━━ RAW DATA ━━

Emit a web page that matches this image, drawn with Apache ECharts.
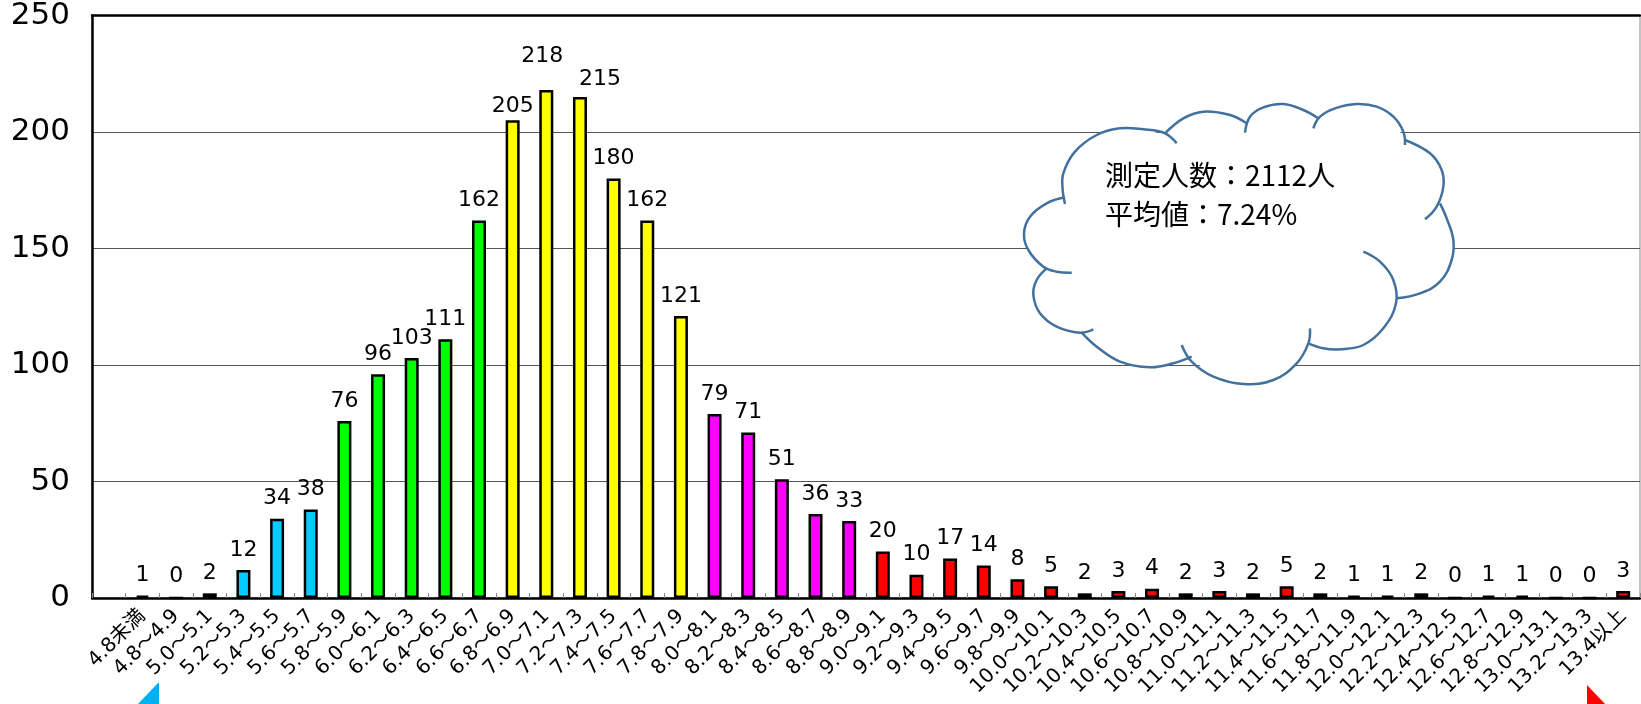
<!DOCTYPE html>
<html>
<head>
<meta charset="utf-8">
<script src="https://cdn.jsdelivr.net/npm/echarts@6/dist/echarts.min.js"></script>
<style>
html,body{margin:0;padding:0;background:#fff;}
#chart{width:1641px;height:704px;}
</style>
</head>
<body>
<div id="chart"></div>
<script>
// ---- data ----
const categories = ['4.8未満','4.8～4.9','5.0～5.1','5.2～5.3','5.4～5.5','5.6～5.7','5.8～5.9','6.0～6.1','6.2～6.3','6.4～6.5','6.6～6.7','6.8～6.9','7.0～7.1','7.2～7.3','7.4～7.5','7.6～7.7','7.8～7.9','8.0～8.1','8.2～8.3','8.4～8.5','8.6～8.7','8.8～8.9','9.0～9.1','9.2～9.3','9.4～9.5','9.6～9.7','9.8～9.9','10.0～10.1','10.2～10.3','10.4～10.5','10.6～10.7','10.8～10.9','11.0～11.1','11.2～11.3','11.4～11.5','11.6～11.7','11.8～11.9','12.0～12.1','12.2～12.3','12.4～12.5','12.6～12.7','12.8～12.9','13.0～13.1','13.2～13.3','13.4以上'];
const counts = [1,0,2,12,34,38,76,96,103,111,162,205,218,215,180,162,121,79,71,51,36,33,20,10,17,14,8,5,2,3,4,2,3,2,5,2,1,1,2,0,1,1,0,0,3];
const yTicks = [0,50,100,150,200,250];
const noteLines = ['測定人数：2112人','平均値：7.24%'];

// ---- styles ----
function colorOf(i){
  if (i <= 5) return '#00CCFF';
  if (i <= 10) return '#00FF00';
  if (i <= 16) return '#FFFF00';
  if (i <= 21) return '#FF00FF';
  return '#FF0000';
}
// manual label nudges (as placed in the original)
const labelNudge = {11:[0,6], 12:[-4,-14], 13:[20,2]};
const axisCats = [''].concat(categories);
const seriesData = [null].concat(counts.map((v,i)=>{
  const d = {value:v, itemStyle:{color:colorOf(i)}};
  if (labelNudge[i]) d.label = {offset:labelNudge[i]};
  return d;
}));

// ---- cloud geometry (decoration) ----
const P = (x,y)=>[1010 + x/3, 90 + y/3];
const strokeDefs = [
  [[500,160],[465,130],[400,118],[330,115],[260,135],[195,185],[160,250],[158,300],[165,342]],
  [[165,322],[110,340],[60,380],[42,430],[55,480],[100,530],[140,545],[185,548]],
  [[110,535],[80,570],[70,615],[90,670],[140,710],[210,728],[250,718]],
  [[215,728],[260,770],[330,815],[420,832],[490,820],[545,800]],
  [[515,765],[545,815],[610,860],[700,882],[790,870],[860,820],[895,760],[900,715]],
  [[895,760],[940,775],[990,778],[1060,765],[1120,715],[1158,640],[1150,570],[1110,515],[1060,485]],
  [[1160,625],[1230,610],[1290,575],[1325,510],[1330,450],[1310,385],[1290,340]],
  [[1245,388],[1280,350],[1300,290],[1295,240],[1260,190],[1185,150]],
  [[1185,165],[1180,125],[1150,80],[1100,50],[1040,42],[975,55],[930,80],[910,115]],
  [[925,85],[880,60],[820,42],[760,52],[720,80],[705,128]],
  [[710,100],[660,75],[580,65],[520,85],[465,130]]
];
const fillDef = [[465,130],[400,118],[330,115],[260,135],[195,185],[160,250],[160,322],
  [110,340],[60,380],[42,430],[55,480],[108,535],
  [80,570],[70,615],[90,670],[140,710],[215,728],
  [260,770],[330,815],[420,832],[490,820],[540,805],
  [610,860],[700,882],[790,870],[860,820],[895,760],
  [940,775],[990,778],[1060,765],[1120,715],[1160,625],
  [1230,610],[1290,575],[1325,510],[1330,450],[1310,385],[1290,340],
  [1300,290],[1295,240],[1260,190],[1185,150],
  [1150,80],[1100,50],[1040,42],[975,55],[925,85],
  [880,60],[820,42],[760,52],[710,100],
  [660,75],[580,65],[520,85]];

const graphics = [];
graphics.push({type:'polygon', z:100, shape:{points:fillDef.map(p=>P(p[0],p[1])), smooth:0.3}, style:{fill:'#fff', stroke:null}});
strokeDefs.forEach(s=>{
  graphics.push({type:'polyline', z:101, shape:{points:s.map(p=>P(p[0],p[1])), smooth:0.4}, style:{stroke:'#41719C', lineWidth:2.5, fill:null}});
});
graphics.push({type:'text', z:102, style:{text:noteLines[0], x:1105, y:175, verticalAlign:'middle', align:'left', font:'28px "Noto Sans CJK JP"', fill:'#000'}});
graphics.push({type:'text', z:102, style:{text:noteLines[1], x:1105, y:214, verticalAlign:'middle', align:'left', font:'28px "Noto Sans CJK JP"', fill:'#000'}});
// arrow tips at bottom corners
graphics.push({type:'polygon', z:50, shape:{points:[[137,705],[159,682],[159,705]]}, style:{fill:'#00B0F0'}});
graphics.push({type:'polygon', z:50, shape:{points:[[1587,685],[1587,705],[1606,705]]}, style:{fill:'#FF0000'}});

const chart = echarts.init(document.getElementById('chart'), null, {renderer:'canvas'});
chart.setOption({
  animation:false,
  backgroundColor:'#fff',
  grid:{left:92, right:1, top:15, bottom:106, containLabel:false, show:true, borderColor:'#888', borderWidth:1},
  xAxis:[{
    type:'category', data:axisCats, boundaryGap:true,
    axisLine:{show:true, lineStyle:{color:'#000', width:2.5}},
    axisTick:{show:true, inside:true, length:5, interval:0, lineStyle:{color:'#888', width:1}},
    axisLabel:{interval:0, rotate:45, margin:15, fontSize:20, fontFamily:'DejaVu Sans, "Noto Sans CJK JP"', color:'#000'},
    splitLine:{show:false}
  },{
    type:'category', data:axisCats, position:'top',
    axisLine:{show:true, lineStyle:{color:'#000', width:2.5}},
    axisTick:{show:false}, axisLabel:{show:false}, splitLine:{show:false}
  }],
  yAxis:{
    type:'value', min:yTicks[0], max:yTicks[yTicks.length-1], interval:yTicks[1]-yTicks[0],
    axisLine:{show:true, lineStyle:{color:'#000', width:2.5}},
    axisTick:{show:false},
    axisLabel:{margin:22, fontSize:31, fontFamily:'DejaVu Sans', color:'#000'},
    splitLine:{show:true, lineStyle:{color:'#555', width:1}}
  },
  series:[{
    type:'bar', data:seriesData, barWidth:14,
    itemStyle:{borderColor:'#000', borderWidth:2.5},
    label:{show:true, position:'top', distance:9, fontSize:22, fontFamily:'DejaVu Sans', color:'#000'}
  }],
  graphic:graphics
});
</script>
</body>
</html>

━━━

All of the data above should be quoted exactly, except for the pictures.

Emit a web page that matches this image, drawn with Apache ECharts.
<!DOCTYPE html>
<html>
<head>
<meta charset="utf-8">
<script src="https://cdn.jsdelivr.net/npm/echarts@6/dist/echarts.min.js"></script>
<style>
html,body{margin:0;padding:0;background:#fff;}
#chart{width:1641px;height:704px;}
</style>
</head>
<body>
<div id="chart"></div>
<script>
// ---- data ----
const categories = ['4.8未満','4.8～4.9','5.0～5.1','5.2～5.3','5.4～5.5','5.6～5.7','5.8～5.9','6.0～6.1','6.2～6.3','6.4～6.5','6.6～6.7','6.8～6.9','7.0～7.1','7.2～7.3','7.4～7.5','7.6～7.7','7.8～7.9','8.0～8.1','8.2～8.3','8.4～8.5','8.6～8.7','8.8～8.9','9.0～9.1','9.2～9.3','9.4～9.5','9.6～9.7','9.8～9.9','10.0～10.1','10.2～10.3','10.4～10.5','10.6～10.7','10.8～10.9','11.0～11.1','11.2～11.3','11.4～11.5','11.6～11.7','11.8～11.9','12.0～12.1','12.2～12.3','12.4～12.5','12.6～12.7','12.8～12.9','13.0～13.1','13.2～13.3','13.4以上'];
const counts = [1,0,2,12,34,38,76,96,103,111,162,205,218,215,180,162,121,79,71,51,36,33,20,10,17,14,8,5,2,3,4,2,3,2,5,2,1,1,2,0,1,1,0,0,3];
const yTicks = [0,50,100,150,200,250];
const noteLines = ['測定人数：2112人','平均値：7.24%'];

// ---- styles ----
function colorOf(i){
  if (i <= 5) return '#00CCFF';
  if (i <= 10) return '#00FF00';
  if (i <= 16) return '#FFFF00';
  if (i <= 21) return '#FF00FF';
  return '#FF0000';
}
// manual label nudges (as placed in the original)
const labelNudge = {11:[0,6], 12:[-4,-14], 13:[20,2]};
const axisCats = [''].concat(categories);
const seriesData = [null].concat(counts.map((v,i)=>{
  const d = {value:v, itemStyle:{color:colorOf(i)}};
  if (labelNudge[i]) d.label = {offset:labelNudge[i]};
  return d;
}));

// ---- cloud geometry (decoration) ----
const P = (x,y)=>[1010 + x/3, 90 + y/3];
const strokeDefs = [
  [[500,160],[465,130],[400,118],[330,115],[260,135],[195,185],[160,250],[158,300],[165,342]],
  [[165,322],[110,340],[60,380],[42,430],[55,480],[100,530],[140,545],[185,548]],
  [[110,535],[80,570],[70,615],[90,670],[140,710],[210,728],[250,718]],
  [[215,728],[260,770],[330,815],[420,832],[490,820],[545,800]],
  [[515,765],[545,815],[610,860],[700,882],[790,870],[860,820],[895,760],[900,715]],
  [[895,760],[940,775],[990,778],[1060,765],[1120,715],[1158,640],[1150,570],[1110,515],[1060,485]],
  [[1160,625],[1230,610],[1290,575],[1325,510],[1330,450],[1310,385],[1290,340]],
  [[1245,388],[1280,350],[1300,290],[1295,240],[1260,190],[1185,150]],
  [[1185,165],[1180,125],[1150,80],[1100,50],[1040,42],[975,55],[930,80],[910,115]],
  [[925,85],[880,60],[820,42],[760,52],[720,80],[705,128]],
  [[710,100],[660,75],[580,65],[520,85],[465,130]]
];
const fillDef = [[465,130],[400,118],[330,115],[260,135],[195,185],[160,250],[160,322],
  [110,340],[60,380],[42,430],[55,480],[108,535],
  [80,570],[70,615],[90,670],[140,710],[215,728],
  [260,770],[330,815],[420,832],[490,820],[540,805],
  [610,860],[700,882],[790,870],[860,820],[895,760],
  [940,775],[990,778],[1060,765],[1120,715],[1160,625],
  [1230,610],[1290,575],[1325,510],[1330,450],[1310,385],[1290,340],
  [1300,290],[1295,240],[1260,190],[1185,150],
  [1150,80],[1100,50],[1040,42],[975,55],[925,85],
  [880,60],[820,42],[760,52],[710,100],
  [660,75],[580,65],[520,85]];

const graphics = [];
graphics.push({type:'polygon', z:100, shape:{points:fillDef.map(p=>P(p[0],p[1])), smooth:0.3}, style:{fill:'#fff', stroke:null}});
strokeDefs.forEach(s=>{
  graphics.push({type:'polyline', z:101, shape:{points:s.map(p=>P(p[0],p[1])), smooth:0.4}, style:{stroke:'#41719C', lineWidth:2.5, fill:null}});
});
graphics.push({type:'text', z:102, style:{text:noteLines[0], x:1105, y:175, verticalAlign:'middle', align:'left', font:'28px "Noto Sans CJK JP"', fill:'#000'}});
graphics.push({type:'text', z:102, style:{text:noteLines[1], x:1105, y:214, verticalAlign:'middle', align:'left', font:'28px "Noto Sans CJK JP"', fill:'#000'}});
// arrow tips at bottom corners
graphics.push({type:'polygon', z:50, shape:{points:[[137,705],[159,682],[159,705]]}, style:{fill:'#00B0F0'}});
graphics.push({type:'polygon', z:50, shape:{points:[[1587,685],[1587,705],[1606,705]]}, style:{fill:'#FF0000'}});

const chart = echarts.init(document.getElementById('chart'), null, {renderer:'canvas'});
chart.setOption({
  animation:false,
  backgroundColor:'#fff',
  grid:{left:92, right:1, top:15, bottom:106, containLabel:false, show:true, borderColor:'#888', borderWidth:1},
  xAxis:[{
    type:'category', data:axisCats, boundaryGap:true,
    axisLine:{show:true, lineStyle:{color:'#000', width:2.5}},
    axisTick:{show:true, inside:true, length:5, interval:0, lineStyle:{color:'#888', width:1}},
    axisLabel:{interval:0, rotate:45, margin:15, fontSize:20, fontFamily:'DejaVu Sans, "Noto Sans CJK JP"', color:'#000'},
    splitLine:{show:false}
  },{
    type:'category', data:axisCats, position:'top',
    axisLine:{show:true, lineStyle:{color:'#000', width:2.5}},
    axisTick:{show:false}, axisLabel:{show:false}, splitLine:{show:false}
  }],
  yAxis:{
    type:'value', min:yTicks[0], max:yTicks[yTicks.length-1], interval:yTicks[1]-yTicks[0],
    axisLine:{show:true, lineStyle:{color:'#000', width:2.5}},
    axisTick:{show:false},
    axisLabel:{margin:22, fontSize:31, fontFamily:'DejaVu Sans', color:'#000'},
    splitLine:{show:true, lineStyle:{color:'#555', width:1}}
  },
  series:[{
    type:'bar', data:seriesData, barWidth:14,
    itemStyle:{borderColor:'#000', borderWidth:2.5},
    label:{show:true, position:'top', distance:9, fontSize:22, fontFamily:'DejaVu Sans', color:'#000'}
  }],
  graphic:graphics
});
</script>
</body>
</html>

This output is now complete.